Saturn square Mars
Saturn square Mars describes a fundamental tension between the impulse to act and the forces of restraint, caution, pressure, or consequence. Mars wants movement, assertion, directness, and immediate engagement with life. Saturn slows, measures, tests, and imposes limits. In a square, these two principles do not blend easily. The result is often a personality that feels both driven and blocked: strong will meeting resistance, desire meeting fear, effort meeting delay.
Psychologically, this aspect often creates a charged relationship to action itself. The person may want to move decisively, compete, initiate, or defend themselves, yet simultaneously feel inhibited, judged, or braced for failure. Anger and frustration may be carefully controlled, suppressed, or turned inward. In some cases this produces visible tension: a stop-start rhythm, periods of intense effort followed by exhaustion, discouragement, or self-criticism. In other cases it produces formidable discipline, because the person learns that action must be deliberate, prepared, and sustained.
A central theme here is the management of force. Mars provides raw energy, courage, and instinctive self-assertion; Saturn demands accountability, endurance, and structure. When these are in conflict, the person may struggle with impatience under pressure, resentment toward authority, fear of making mistakes, or a sense that nothing comes easily. They may feel they have to fight harder than others for permission to act, to want, or to take up space. Sometimes early experiences reinforce this pattern through strict environments, criticism, blocked initiative, or the need to mature quickly.
At its best, Saturn square Mars can produce exceptional stamina, self-mastery, and strategic strength. These individuals are often capable of hard work under difficult conditions. They can tolerate pressure, persist through obstacles, and build real competence over time. Their courage is rarely naïve; it has been tested. When they develop a healthy relationship to frustration, they can become highly effective in fields that require disciplined effort, technical precision, physical endurance, or the ability to act responsibly under stress.
The challenges usually involve anger, inhibition, and the use of power. Suppressed frustration may harden into irritability, defensiveness, or chronic tension in the body. The person may alternate between excessive self-control and sharp outbursts when pressure becomes too great. There can also be a tendency to overcompensate: forcing outcomes, pushing beyond healthy limits, or proving strength through relentless effort. Inwardly, there may be a harsh belief that one must earn the right to act, desire, or assert oneself.

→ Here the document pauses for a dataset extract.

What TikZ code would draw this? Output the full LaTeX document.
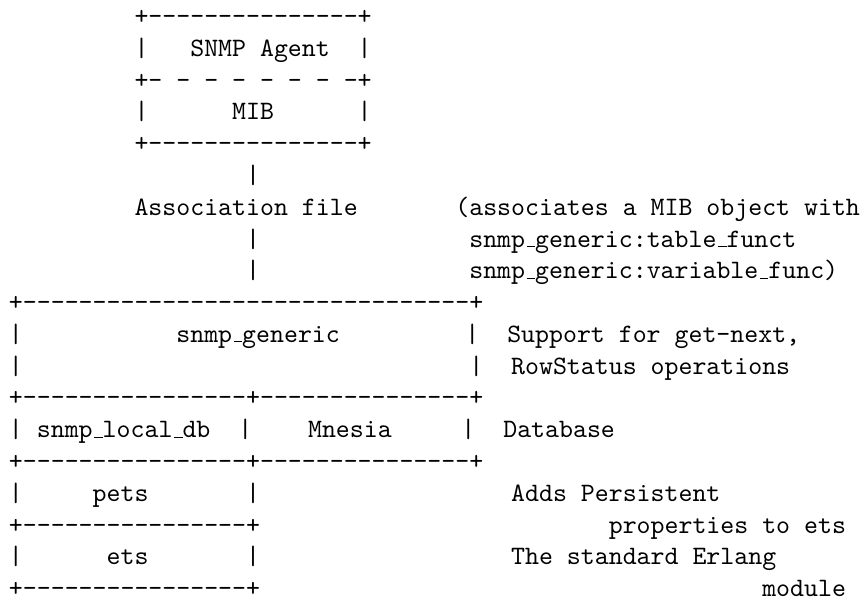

In lived experience, this aspect often appears as repeated encounters with delay, resistance, demanding work, or authority conflicts that force the person to refine how they use energy. It may show up in careers that require endurance and toughness, in relationships where anger must be handled more consciously, or in a lifelong lesson around pacing, boundaries, and constructive assertion. Over time, the task is not to eliminate either Mars or Saturn, but to bring them into conscious cooperation: to act with strength rather than strain, with discipline rather than repression, and with patience that does not extinguish vitality.